By the end of this design problem, you will be able to:

• Model a social graph — design User and FriendRequest classes that represent bidirectional friendships with a proper request/accept workflow
• Design composite content — build a Post/Comment hierarchy where comments can nest arbitrarily deep using the Composite Pattern
• Implement news feed generation — apply the Strategy Pattern to support multiple feed algorithms (chronological, ranked) without modifying the feed service
• Wire up event-driven notifications — use the Observer Pattern so that likes, comments, and friend requests trigger notifications without coupling services
• Enforce privacy at the object level — filter posts by privacy setting during feed generation
• Create four UML diagrams — Use Case Diagram (actor interactions), Class Diagram (structural blueprint), Sequence Diagram (post creation flow)
• Write complete implementations split across two code tutorials — Users & Friendships, and Posts & Feed — in both Python and Java
• Build a News Feed Generation Algorithm — trace a ranked feed algorithm step-by-step with affinity scoring, content weighting, and time decay
• Apply and justify four design patterns — Observer, Composite, Strategy, and Facade — with trade-off analysis

Before starting this problem, make sure you're comfortable with:

• OOP Relationships — especially Composition (User owns Posts) and Association (FriendRequest references two Users) — Fundamentals S4
• Inheritance & Abstract Classes — the Commentable base class for Post and Comment — Fundamentals S3
• Observer Pattern — how subjects notify observers of state changes (used for notifications on likes, comments, friend requests) — Fundamentals S12
• Composite Pattern — treating individual objects and compositions of objects uniformly (used for the Post/Comment tree) — Fundamentals S11
• Strategy Pattern — how swappable algorithms avoid if/else chains (used for feed generation) — Fundamentals S12
• UML Class Diagrams — reading class boxes, relationship arrows, and multiplicities — Fundamentals S5
• UML Sequence Diagrams — reading lifelines, messages, and activation bars — Fundamentals S5

If you've completed the medium design problems (DP8–DP18), you already have experience with state machines, multi-actor systems, and Strategy Pattern. This problem builds on those foundations with deeper graph modeling and algorithmic complexity.

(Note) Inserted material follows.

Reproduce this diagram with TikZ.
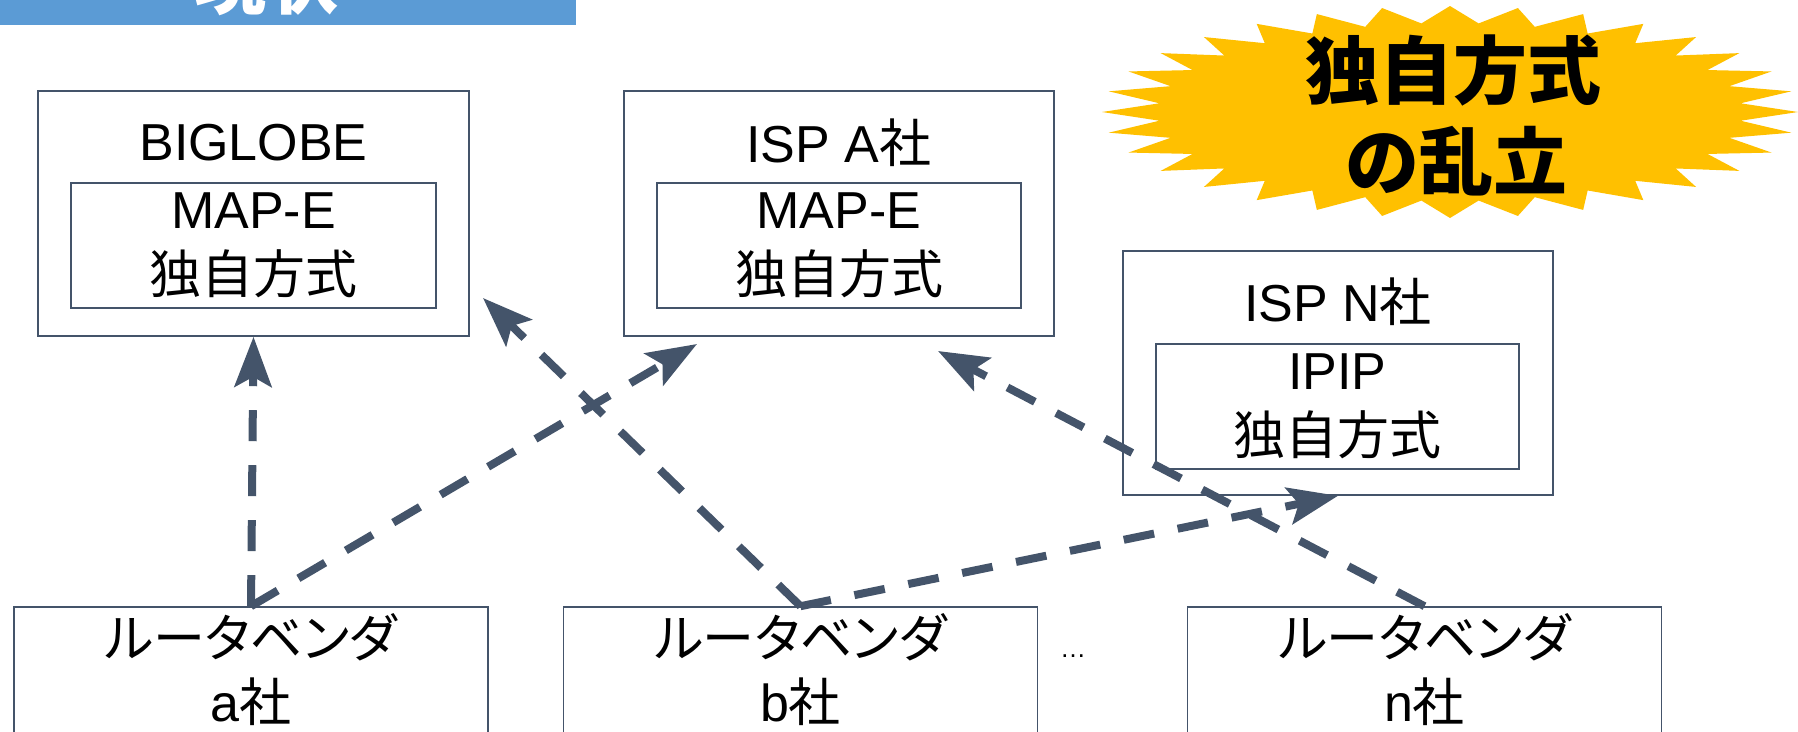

We will design: The core domain logic — User accounts, friend request workflow, post/comment/like management, news feed generation with pluggable ranking, notification dispatch, and privacy enforcement.

We will NOT design: Database schemas, REST APIs, distributed systems (sharding, caching, CDN), real-time messaging/chat, image/video upload pipelines, ad targeting, group/page management, or the UI layer. This is a Low Level Design (object-oriented) exercise, not a System Design (infrastructure) problem.

What distinguishes this from other problems:

• Unlike the Pub-Sub System (DP13) which is a generic messaging pattern, the Social Network has a domain-specific graph structure (friendships) that drives both content visibility and feed generation.
• Unlike Stack Overflow (DP18) which has a reputation/voting system, the Social Network focuses on feed ranking — algorithmically curating content rather than sorting by votes.
• Unlike the Notification System (DP31) which is channel-focused (email, SMS, push), here we focus on what triggers notifications and how they integrate with the social graph.